In 2013, Virginia State Troopers assigned to the Bureau of Field Operations issued 630,149 traffic summons and arrests, including 185,854 for speeding, 68,872 for reckless driving, and 5,071 for driving under the influence, according to the Virginia State Police’s 2013 Facts And Figures Report. In 2012, Virginia State Troopers issued 598,889 traffic summons and arrests, including 179,421 for speeding, 73,996 for reckless driving, and 5,295 for driving under the influence. State courts in Virginia handled 1,631,762 traffic tickets cases in 2009 and 1,606,038 traffic tickets cases in 2010, according to reports by the Court Statistics Project.

“Many motorists may wrongly assume that ‘police stops’ are a thing of the past with the greater emphasis on automated traffic enforcement through the use of red-light cameras and speed cameras,” noted John B. Townsend II, AAA Mid-Atlantic’s Manager of Public and Government Affairs. “Unlike, automated enforcement traffic tickets, traffic stops can result, depending upon the severity of the infraction, in demerit points against your driving record, an increase in insurance premiums, and, in some cases, hundreds of dollars in fines and fees, once the officer punches your name  into the computer. What’s more, the flash and flicker of the police cruiser’s  emergency lights and the blare of the police siren during a moving violation are more apt to modify unlawful driving behaviors than mechanized traffic tickets that come in the mail a week or two later.”
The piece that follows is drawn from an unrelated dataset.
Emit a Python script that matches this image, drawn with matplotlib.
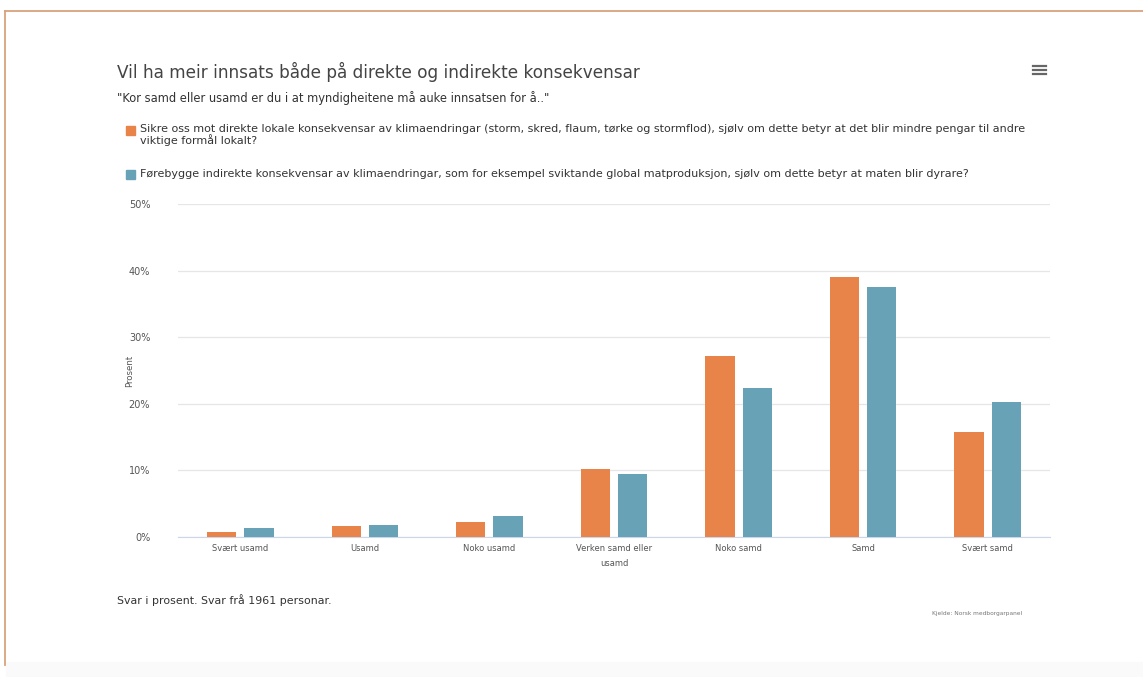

Although the District issued nearly 2.5 million tickets last year (the FY13 tally includes 581,951 speed camera tickets, 84,283 red-light camera tickets, plus 1,808,587 parking tickets), other handwritten tickets and traffic stops are still extant in the city. In 2013, the Metropolitan Police Department arrested 4,656 persons for traffic violations during police patrols, compared to arresting 5,684 persons during traffic stops in 2012. That’s according to the MPD’s 2013 Annual Report. The MPD also issued 12,893 traffic citations (non-photo) in 2013 for violation including distracted driving (7,621 tickets), for seat-belt/child restraint violations (4,734), and for egregious speeding (538). In 2012, MPD officers issued 14,017 non-photo traffic citations, such as distracted driving (8,501), seat-belt/child restraint violations (4,855), and egregious speeding (661). In addition, traffic control officers (TCOs) wrote 224,445, as of June 30 of FY13. On top of that, TCOs issued 220,728 citations in FY12.
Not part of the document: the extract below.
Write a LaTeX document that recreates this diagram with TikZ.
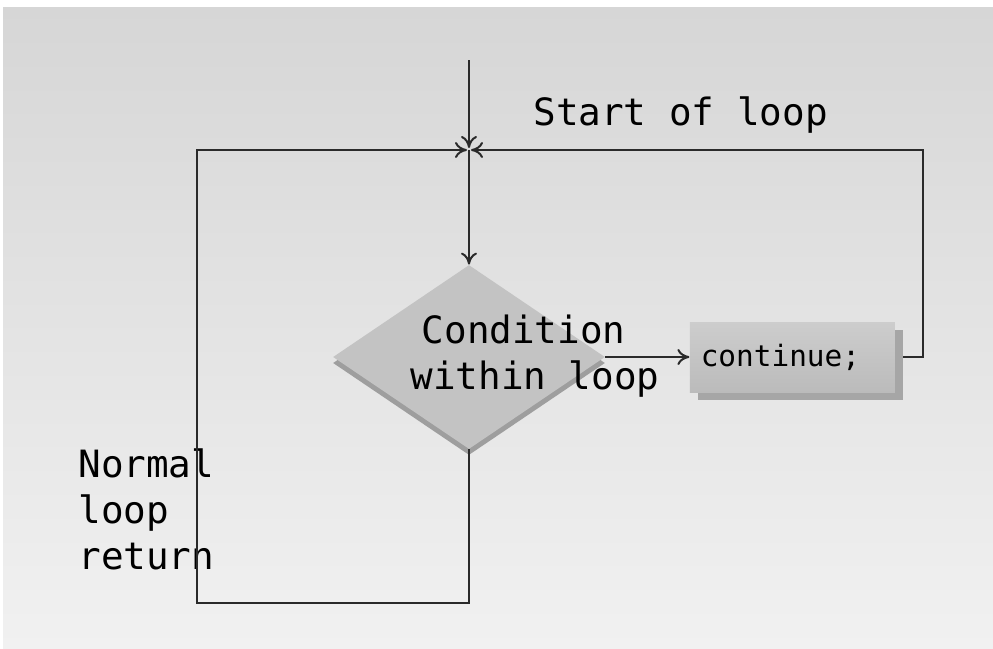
\documentclass[tikz,border=0pt]{standalone}
\usepackage{fontspec}
\newfontfamily\codefont{DejaVu Sans Mono}
\usetikzlibrary{positioning, shapes.geometric, arrows.meta, shadows}

\definecolor{bgtop}{HTML}{D6D6D6}
\definecolor{bgbot}{HTML}{F1F1F1}
\definecolor{facegray}{HTML}{C3C3C3}
\definecolor{shadegray}{HTML}{9E9E9E}
\definecolor{boxtop}{HTML}{CDCDCD}
\definecolor{boxbot}{HTML}{BBBBBB}
\definecolor{boxshade}{HTML}{A6A6A6}
\definecolor{ink}{HTML}{2A2A2A}

\begin{document}
\begin{tikzpicture}[x=0.5pt, y=-0.5pt,
    decision/.style={diamond, fill=facegray, minimum width=136pt, minimum height=92pt, inner sep=0pt,
        drop shadow={shadow xshift=0pt, shadow yshift=-3pt, fill=shadegray, opacity=1}},
    box/.style={rectangle, top color=boxtop, bottom color=boxbot, minimum height=35pt, text width=91.5pt,
        inner xsep=5.5pt, align=left, font=\codefont\fontsize{14.7}{17}\selectfont,
        drop shadow={shadow xshift=4pt, shadow yshift=-4pt, fill=boxshade, opacity=1}},
    txt/.style={font=\codefont\fontsize{18.8}{23}\selectfont, inner sep=0pt},
    arrow/.style={-{To[length=6pt, width=8pt]}, line width=1pt, draw=ink}
]
\useasboundingbox (0,0) rectangle (993,649);
\fill[white] (0,0) rectangle (993,649);
\shade[top color=bgtop, bottom color=bgbot] (3,7) rectangle (993,649);

\node[decision] (cond) at (469,357) {};
\node[txt, align=center] (condtext) at (535,356) {Condition\hphantom{n}\\within loop};
\node[box, right=42pt of cond] (cont) {continue;};

\node[txt, anchor=west] (startlbl) at (533,115) {Start of loop};
\node[txt, align=left, anchor=north west] (normlbl) at (78,448) {Normal\\loop\\return};

\coordinate (entry) at (469,60);
\coordinate (join) at (469,150);
\coordinate (tl) at (197,150);
\coordinate (bl) at (197,603);
\coordinate (tr) at (923,150);

\draw[arrow, shorten >=1pt] (entry) -- (join);
\draw[arrow] (join) -- (cond.north);
\draw[arrow] (cond.east) -- (cont.west);
\draw[arrow, shorten >=1pt] ([xshift=4pt]cont.east) -| (tr) -- (join);
\draw[arrow, shorten >=1pt] (cond.south) |- (bl) -- (tl) -- (join);
\end{tikzpicture}
\end{document}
During 2013, law enforcement agencies in Prince George’s County pulled over 95,000 motorists in traffic stops and police officers in patrol vehicles in Montgomery County carried out 81,000 traffic stops. That’s according to the Maryland’s Statistical Analysis Center’s (MSAC) 2013 Traffic Stop Data report. However, the number of citations issued during those traffic stops was not reported. Only a third of traffic stops in the state results in an actual written citation, explains Jeffrey Zuback, the Director of the Maryland Statistical AnalysisCenter, which tracks the data for the Governor’s Office of Crime Control & Prevention. Nearly half - 50 percent - of reported traffic stops in the state of Maryland result  in written or verbal warnings to the motorists, 32 percent result in citations, 11 percent end with issuing vehicle safety device repair orders,  two percent result in traffic arrests, the reason for the traffic stop was not reported in the residue.
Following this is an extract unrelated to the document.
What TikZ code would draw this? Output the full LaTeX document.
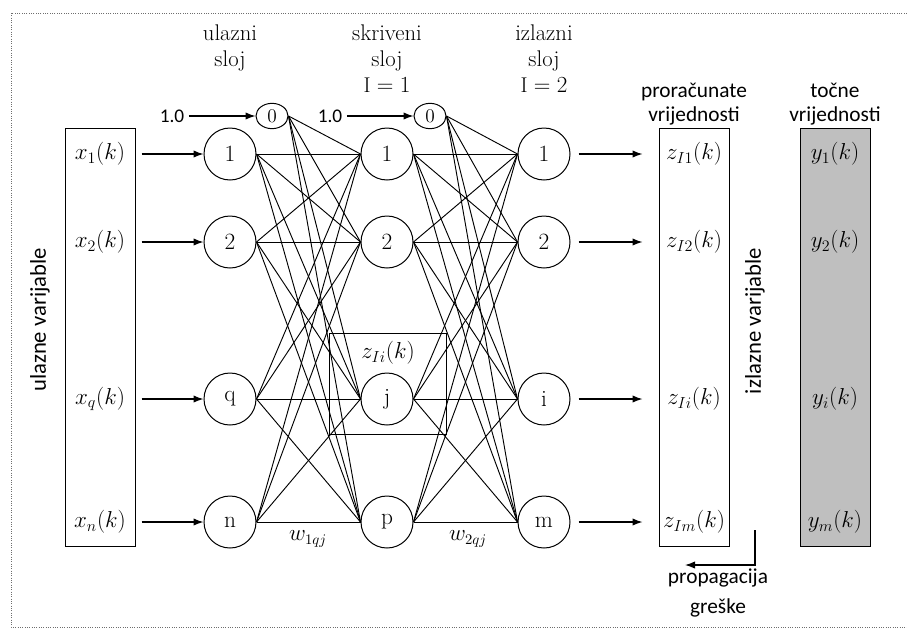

In the six month period between July 1, 2011 and Dec.31, 2011, Maryland police departments and sheriffs’ offices reported “544,812 law eligible traffic stops,” the MSAC’s 2012 Traffic Stop Report reveals. Yet the MSAC report  does not include  traffic stops generated from the use of radar or laser guns, by VASCAR  technology, or by license plate recognition readers deployed by the 127 police departments and sheriff’s offices reporting the traffic stop data. Nor does it include traffic stops at checkpoints, roadblocks, or stops of multiple vehicles after an accident or emergency.

Ticketed in three minutes. Like the Dodo bird and the Dinosaur, traffic tickets written on a piece of carbon paper are fading away in Maryland. Once the City of Rockville deployed the E-TIX system, the overall number of traffic citations for moving violations increased 205 percent between FY10 and FY12, an analysis by AAA Mid-Atlantic reveals. That figure does not include red-light or speed camera photo enforcement citations issued. During the initial start-up phase for Rockville’s E-TIX program, city police officers were “required to write 50 warnings each,” Rockville budget officials say.

The sheer number of traffic enforcement citations (non-photo) skyrocketed in Rockville, in the period between FY10 and FY12, before drastically declining in FY13, notes AAA Mid-Atlantic. City police issued nearly 33,000 traffic tickets in FY12, compared to just shy of 11,000 traffic citations in FY10. However, during the last fiscal year, Rockville saw a big drop in the number of electronically issued citations. The total plummeted 54 percent from 32,788 in FY12 to 15,063 E-Tix in FY13. “In FY 2013, the number of traffic enforcement citations returned to trending average,” budget officials say.

The Gaithersburg Police issued 8,211 traffic citations and 4,754 warnings to motorists in traffic stops in 2013, compared to 10,670 traffic citations in 2012.  In 2013, the city of Laurel Police Department issued 6,267 traffic citations, in contrast to 8,467  moving violations tickets, 3,808 warnings, and 1,110 Safety Equipment Repair Orders (SEROs) in 2012. Traffic forces issued 9,596 tickets, 3,633 warnings, plus 1,369 SEROs in 2011.

The handwritten traffic citation is becoming a relic of the past. As of last year, 77 agencies were “using E-Tix and another 10 are in the process of implementing the technology,” notes the Maryland State Police. The E-Tix system empowers officers to quickly glean more information about the driving records of motorists, including “hot list” checks for outstanding warrants, during the traffic stops. To many drivers, this raises the specter or concerns about privacy, ticket quotas, racial profiling, and Orwellian data retention fears, cautions Townsend. Under a 2007 Maryland law, violators no longer have to personally sign traffic tickets.